Best way to implement drone detection?












0












$begingroup$


I am new to machine learning. I am building a senior design project that utilizes three cameras and sounds an alert when a drone is seen on any of the cameras (target is a 30-50ft dome of airspace). In the end, I am going to implement a drone detection/classification model on a raspberry pi powered by an Intel Neural Compute Stick 2. I do not need to know where the drone is, I only need to know whether it is seen or not by the cameras to sound the alert.



I was unable to find any pre-trained models online that included drone detection/classification unfortunately, so unless any of you know of any I am going to create my own.

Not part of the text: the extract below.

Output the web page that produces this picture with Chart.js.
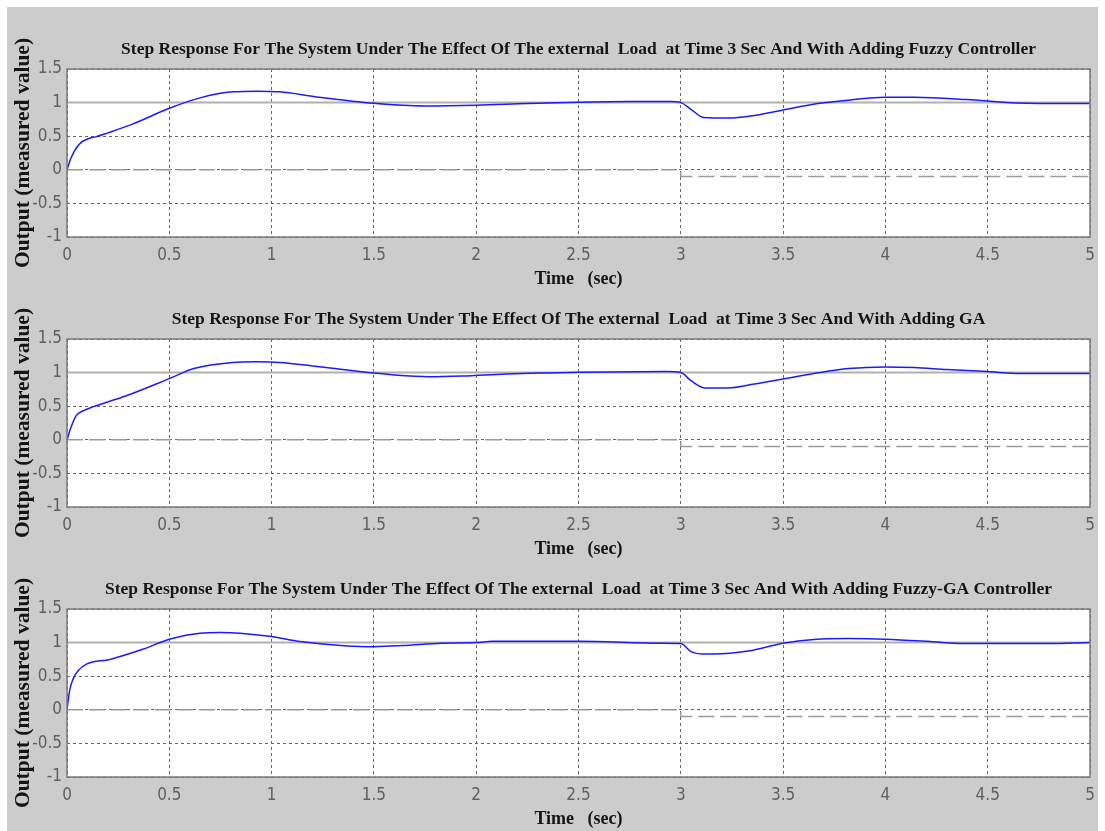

What kind of suggestions could you give for creating a model to detect if a drone is seen in the air? I started by following a binary image classification tutorial that used Keras to classify between “Santa” and “not Santa” pictures but this gave me a terribly low accuracy for the drone dataset I implemented to that tutorial (2000 “drone” and “not drone” pictures) to replace the Santa dataset (which was only around 500 pictures). It was such a bad accuracy that I put in a picture of Santa to test and it gave a 97% certainty that that picture was a “drone”.



My drone pictures were frames extracted from videos I took of 4 different kinds of drones flying at different angles and distances away and in 3 different environments. My “not drone” pictures were frames extracted from videos taken of the same environments as the “drone” pictures, but obviously without the drone flying in them.



Thank you!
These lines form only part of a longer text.